His argument [again, in a nutshell] is that there are three common “scope-limiting phenomena”, i.e. phenomena that make it the case that the overall best action does more good in the long term than in the short term in relatively few decision situations. These are
rapid diminution (the positive impact of the action per unit time quickly falls to 0),
washing out (the long-term impact of the action has positive and negative features which are hard to predict and cancel out in expectation), and
option unawareness (there’s an action that would empirically have large long-term impact but we don’t know what it is).
He grants that when Congress was deciding what to do with the money that originally went into an asteroid monitoring program called the Space Guard Survey, longtermism seems to have held. So he’s explicitly not relying on an argument that there isn’t much value to trying to prevent x-risk from asteroids. Nevertheless, he never addresses the natural follow-up regarding contributing to improved asteroid monitoring today.
Re (1), he cites Kelly (2019) and Sevilla (2021) as reasons to be skeptical of claims from the “persistence” literature about various distant cultural, technological, or military developments having had long-term effects on the arc of history. Granting this doesn’t affect the Case that whenever your decision problem is “where to give a dollar”, the overall best action does more good in the long term than in the short term.[3]
Re (2), he says that we often have only weak evidence about a given action’s impact on the long-term future. He defends this by pointing out (a) that attempts to forecast actions’ impacts on a >20 year timescale have a mixed track record, (b) that professional forecasters are often skeptical of the ability to make such forecasts, and (c) that the overall impact of an action on the value of world is typically composed of its impacts on various other variables (e.g. the number of people and how well-off they are), and since it’s hard to forecast any of these components, it’s typically even harder to forecast the action’s impact on value itself. None of this applies to the Case. We can grant that most actions have hard-to-predict long-term consequences, and that forecasters would recognize this, without denying that in most decision-situations (including all those where the question is where to give a dollar), there is one action that has long-term benefits more than 2x as great as the short-term benefits of giving to the top GiveWell charity: namely the action of giving to the Planetary Society or B612 Foundation. There is not a mixed track record of forecasting the >20 year impact of asteroid/comet monitoring, and no evidence that professional forecasters are skeptical of making such forecasts, and he implicitly grants that the complexity of forecasting its long-term impact on value isn’t an issue in this case when it comes to the Space Guard Survey.

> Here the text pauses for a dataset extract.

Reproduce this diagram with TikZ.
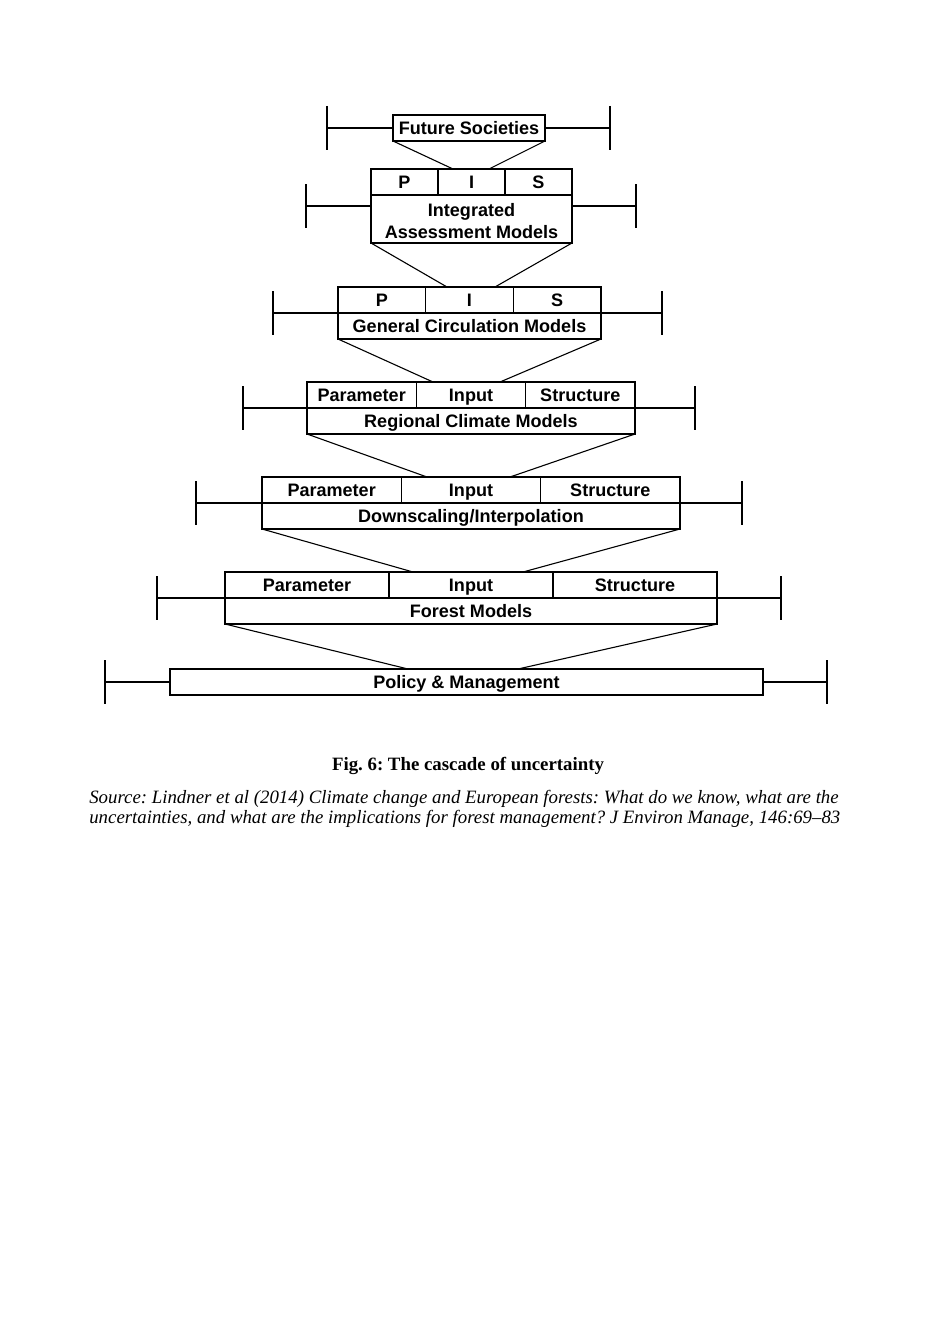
\documentclass[tikz,border=0pt]{standalone}
\usepackage{fontspec}
\setmainfont{Liberation Serif}
\newfontfamily\boxfont{Liberation Sans}
\newcommand\pxu{0.6373pt}
\frenchspacing
\begin{document}
\begin{tikzpicture}[x=0.6373pt,y=-0.6373pt,
  level/.style={draw,line width=1pt,inner sep=0pt,outer sep=0pt},
  cellbox/.style={draw,line width=1pt,inner sep=0pt,outer sep=0pt,anchor=north west,font=\boxfont\bfseries\fontsize{11.5}{14}\selectfont},
  cell/.style={cellbox,text height=10pt,text depth=1.8pt},
  conn/.style={line width=0.7pt},
  bar/.style={line width=1pt}]
\useasboundingbox (0,0) rectangle (934,1322);
% future societies
\node[level,font=\boxfont\bfseries\fontsize{11.5}{14}\selectfont,text height=10pt,text depth=1.8pt,minimum width=152*\pxu,minimum height=26*\pxu] (fs) at (469,128) {Future Societies};
% integrated assessment models
\node[level,minimum width=201*\pxu,minimum height=74*\pxu] (iam) at (471.5,206) {};
\node[cell,minimum width=67*\pxu,minimum height=26*\pxu] (iamP) at (iam.north west) {P};
\node[cell,minimum width=67*\pxu,minimum height=26*\pxu] (iamI) at (iamP.north east) {I};
\node[cell,minimum width=67*\pxu,minimum height=26*\pxu] (iamS) at (iamI.north east) {S};
\node[cellbox,align=center,minimum width=201*\pxu,minimum height=48*\pxu] (iamT) at (iamP.south west) {};
\node[font=\boxfont\bfseries\fontsize{11.5}{14}\selectfont,align=center,yshift=-1.6pt] (iamTxt) at (iamT.center) {Integrated\\Assessment Models};
% general circulation models
\node[level,minimum width=263*\pxu,minimum height=52*\pxu] (gcm) at (469.5,313) {};
\node[cell,minimum width=263/3*\pxu,minimum height=26*\pxu] (gcmP) at (gcm.north west) {P};
\node[cell,minimum width=263/3*\pxu,minimum height=26*\pxu] (gcmI) at (gcmP.north east) {I};
\node[cell,minimum width=263/3*\pxu,minimum height=26*\pxu] (gcmS) at (gcmI.north east) {S};
\node[cell,minimum width=263*\pxu,minimum height=26*\pxu] (gcmT) at (gcmP.south west) {General Circulation Models};
% regional climate models
\node[level,minimum width=328*\pxu,minimum height=52*\pxu] (rcm) at (471,408) {};
\node[cell,minimum width=328/3*\pxu,minimum height=26*\pxu] (rcmP) at (rcm.north west) {Parameter};
\node[cell,minimum width=328/3*\pxu,minimum height=26*\pxu] (rcmI) at (rcmP.north east) {Input};
\node[cell,minimum width=328/3*\pxu,minimum height=26*\pxu] (rcmS) at (rcmI.north east) {Structure};
\node[cell,minimum width=328*\pxu,minimum height=26*\pxu] (rcmT) at (rcmP.south west) {Regional Climate Models};
% downscaling
\node[level,minimum width=418*\pxu,minimum height=52*\pxu] (ds) at (471,503) {};
\node[cell,minimum width=418/3*\pxu,minimum height=26*\pxu] (dsP) at (ds.north west) {Parameter};
\node[cell,minimum width=418/3*\pxu,minimum height=26*\pxu] (dsI) at (dsP.north east) {Input};
\node[cell,minimum width=418/3*\pxu,minimum height=26*\pxu] (dsS) at (dsI.north east) {Structure};
\node[cell,minimum width=418*\pxu,minimum height=26*\pxu] (dsT) at (dsP.south west) {Downscaling/Interpolation};
% forest models
\node[level,minimum width=492*\pxu,minimum height=52*\pxu] (fm) at (471,598) {};
\node[cell,minimum width=492/3*\pxu,minimum height=26*\pxu] (fmP) at (fm.north west) {Parameter};
\node[cell,minimum width=492/3*\pxu,minimum height=26*\pxu] (fmI) at (fmP.north east) {Input};
\node[cell,minimum width=492/3*\pxu,minimum height=26*\pxu] (fmS) at (fmI.north east) {Structure};
\node[cell,minimum width=492*\pxu,minimum height=26*\pxu] (fmT) at (fmP.south west) {Forest Models};
% policy
\node[level,font=\boxfont\bfseries\fontsize{11.5}{14}\selectfont,text height=10pt,text depth=1.8pt,minimum width=593*\pxu,minimum height=26*\pxu] (pm) at (466.5,682) {Policy \& Management};
% bracket ends
\coordinate (fsL) at (327,128);  \coordinate (fsR) at (610,128);
\coordinate (iamL) at (306,206); \coordinate (iamR) at (636,206);
\coordinate (gcmL) at (273,313); \coordinate (gcmR) at (662,313);
\coordinate (rcmL) at (243,408); \coordinate (rcmR) at (695,408);
\coordinate (dsL) at (196,503);  \coordinate (dsR) at (742,503);
\coordinate (fmL) at (157,598);  \coordinate (fmR) at (781,598);
\coordinate (pmL) at (105,682);  \coordinate (pmR) at (827,682);
\foreach \n in {fs,iam,gcm,rcm,ds,fm,pm}{
  \draw[bar] (\n.west) -- (\n L) (\n.east) -- (\n R);
  \draw[bar] (\n L) ++(0,-22) -- ++(0,44);
  \draw[bar] (\n R) ++(0,-22) -- ++(0,44);
}
% funnel ends
\coordinate (iamA) at (453,169); \coordinate (iamB) at (489,169);
\coordinate (gcmA) at (447,287); \coordinate (gcmB) at (495,287);
\coordinate (rcmA) at (433,382); \coordinate (rcmB) at (500,382);
\coordinate (dsA) at (427,477);  \coordinate (dsB) at (510,477);
\coordinate (fmA) at (413,572);  \coordinate (fmB) at (523,572);
\coordinate (pmA) at (408,669);  \coordinate (pmB) at (518,669);
\draw[conn] (fs.south west) -- (iamA) (fs.south east) -- (iamB);
\draw[conn] (iam.south west) -- (gcmA) (iam.south east) -- (gcmB);
\draw[conn] (gcm.south west) -- (rcmA) (gcm.south east) -- (rcmB);
\draw[conn] (rcm.south west) -- (dsA) (rcm.south east) -- (dsB);
\draw[conn] (ds.south west) -- (fmA) (ds.south east) -- (fmB);
\draw[conn] (fm.south west) -- (pmA) (fm.south east) -- (pmB);
% caption
\node[font=\bfseries\fontsize{12}{14}\selectfont] (cap) at (468,766) {Fig. 6: The cascade of uncertainty};
\node[anchor=base west,inner sep=0pt,font=\itshape\fontsize{12}{14}\selectfont] (src1) at (89,803) {Source: Lindner et al (2014) Climate change and European forests: What do we know, what are the};
\node[anchor=base west,inner sep=0pt,font=\itshape\fontsize{12}{14}\selectfont] (src2) at (89,823) {uncertainties, and what are the implications for forest management? J Environ Manage, 146:69–83};
\end{tikzpicture}
\end{document}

Re (3), again, the claim the Case makes is that we have identified one such action.
I also emailed him about an objection to his “Existential Risk Pessimism and the Time of Perils” in November and followed up in February, but he’s responded only to say that he’s been too busy to consider it.
Which he cites! Note that Greaves and MacAskill defend a stronger view than the one I’m presenting here, in particular that all near-best actions do much more good in the long term than in the short term. But what David argues against is the weaker view I lay out here.
Incidentally, he cites the fact that “Hiroshima and Nagasaki returned to their pre-war population levels by the mid-1950s” as an especially striking illustration of lack of persistence. But as I mentioned to him at the time, it’s compatible with the possibility that those regions have some population path, and we “jumped back in time” on it, such that from now on the cities always have about as many people at t as they would have had at t+10. If so, bombing them could still have most of its effects in the future.